Why Large Food Pans Can Be A Red Flag At A Buffet
When you think of a buffet, the phrase "all-you-can-eat" probably comes to mind. But it wasn't always mountains of mashed potatoes, trays of salads, and baskets of buns. The concept for the buffet came from 16th-century Sweden. During feasts, people would pile tables with an assortment of local foods, including cheeses, breads, and cold meats. The more modern concept is associated with the 1940s — when enterprising gambling establishments in Las Vegas began offering round-the-clock, endless cheap eats.
In the years since we've collectively gotten smarter about proper buffet navigation, and now know that overflowing food pans are not all they're cracked up to be. Unless you see the staff at the buffet replenishing a tray that's low on food, chances are the ones that are full-to-the-brim haven't been touched in a while — which can be a bad thing. In general, prepared food should not sit out for more than two hours because after this point dangerous bacteria may have proliferated so much that the food is no longer safe to eat.

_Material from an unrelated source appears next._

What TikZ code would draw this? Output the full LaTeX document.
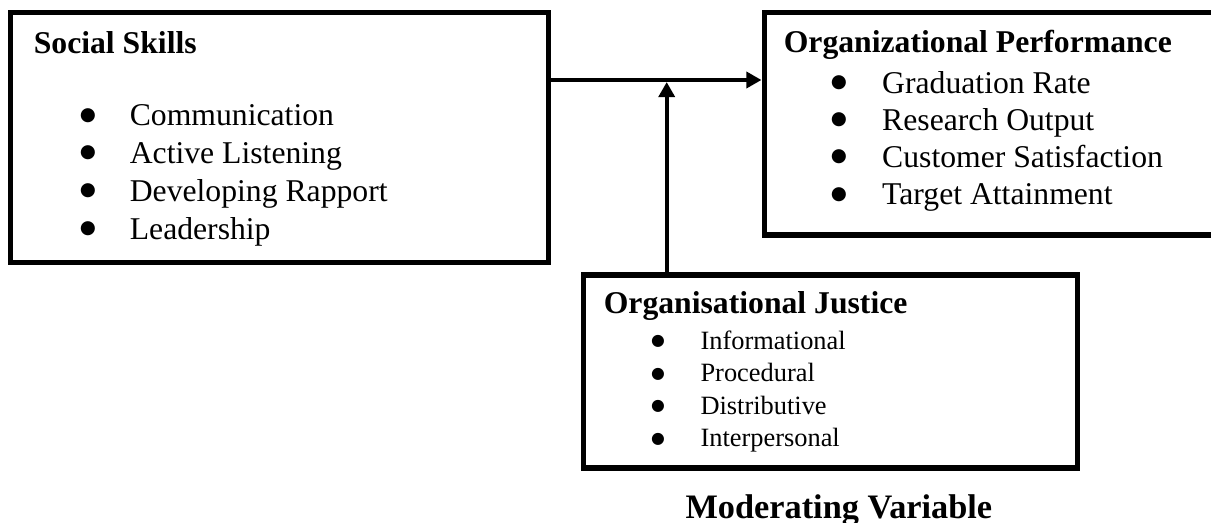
\documentclass[tikz,border=0pt]{standalone}
\usepackage{fontspec}
\setmainfont{Liberation Serif}
\newfontfamily\bulfont{DejaVu Sans}
\usetikzlibrary{arrows.meta,fit}
\begin{document}
\begin{tikzpicture}[x=0.3788pt,y=-0.3788pt,
  box/.style={draw, line width=1.9pt, inner sep=0pt, rectangle},
  conn/.style={line width=1.5pt, -{Triangle[length=5.7pt,width=6pt]}},
  head/.style={font=\fontsize{12}{14}\selectfont\bfseries, inner sep=0pt, anchor=base west},
  item/.style={font=\fontsize{12}{14}\selectfont, inner sep=0pt, anchor=base west},
  smallitem/.style={font=\fontsize{10}{12}\selectfont, inner sep=0pt, anchor=base west},
  bigbul/.style={font=\bulfont\fontsize{7}{8}\selectfont, inner sep=0pt, anchor=center},
  smallbul/.style={font=\bulfont\fontsize{6}{7}\selectfont, inner sep=0pt, anchor=center},
  modlabel/.style={font=\fontsize{13}{15}\selectfont\bfseries, inner sep=0pt, anchor=base west}]
\useasboundingbox (0,0) rectangle (1211,523);
\clip (0,0) rectangle (1211,523);
% boxes
\node[box, fit={(10.5,12.5) (548.5,262.5)}] (ss) {};
\node[box, fit={(764,12.5) (1240,235)}] (op) {};
\node[box, fit={(583,275) (1077,468)}] (oj) {};
% Social Skills
\node[head] (ssh) at (33.3,53.3) {Social Skills};
\foreach \t [count=\i] in {Communication, Active Listening, Developing Rapport, Leadership} {
  \node[item] (ssi\i) at (129.3,{126+37.7*(\i-1)}) {\t};
  \node[bigbul] (ssb\i) at (88,{126+37.7*(\i-1)-10.5}) {●};
}
% Organizational Performance
\node[head] (oph) at (783.3,52.7) {Organizational Performance};
\foreach \t [count=\i] in {Graduation Rate, Research Output, Customer Satisfaction, Target Attainment} {
  \node[item] (opi\i) at (881.7,{93.3+37.2*(\i-1)}) {\t};
  \node[bigbul] (opb\i) at (839,{93.3+37.2*(\i-1)-10.5}) {●};
}
% Organisational Justice
\node[head] (ojh) at (603.3,314) {Organisational Justice};
\foreach \t [count=\i] in {Informational, Procedural, Distributive, Interpersonal} {
  \node[smallitem] (oji\i) at (700,{349.3+32.5*(\i-1)}) {\t};
  \node[smallbul] (ojb\i) at (658,{349.3+32.5*(\i-1)-7.5}) {●};
}
\node[modlabel] (mod) at (685,518) {Moderating Variable};
% connectors
\coordinate (mid) at (666.7,82);
\draw[conn] (ss.east |- 0,80) -- (op.west |- 0,80);
\draw[conn] (oj.north -| mid) -- (mid);
\end{tikzpicture}
\end{document}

Other buffet red flags to look out for
It's hard for buffets to keep food at a safe temperature. Cold food like fruits or salads should be kept below 40 degrees Fahrenheit, and hot food should be which shows it's kept above 140 degrees Fahrenheit. Anything in between puts your dish in the so-called "danger zone" that breeds bacteria. Without knowing how long untouched trays sat out, you can't be too sure they were kept out of that unsafe range. However, a well-run buffet will either have temperature readers next to their dishes or someone going around and consistently checking with a thermometer
Some other red flags to look out for when visiting a buffet are dirty, or disorganized trays. Buffets are a child-friendly, cost-effective way to sample a variety of cuisines. However, this also means that they're prone to food scraps falling from plates and landing in other trays or the serving table. A good buffet will have staff on hand to look out for and clean up after an inevitable disorganized patron (or two) passes through the food line. In general, food, itself, will let you know when it's being mistreated; if you see bruised fruit, rubbery or crusty eggs, and rock-hard buns it might be best to grab a meal somewhere else.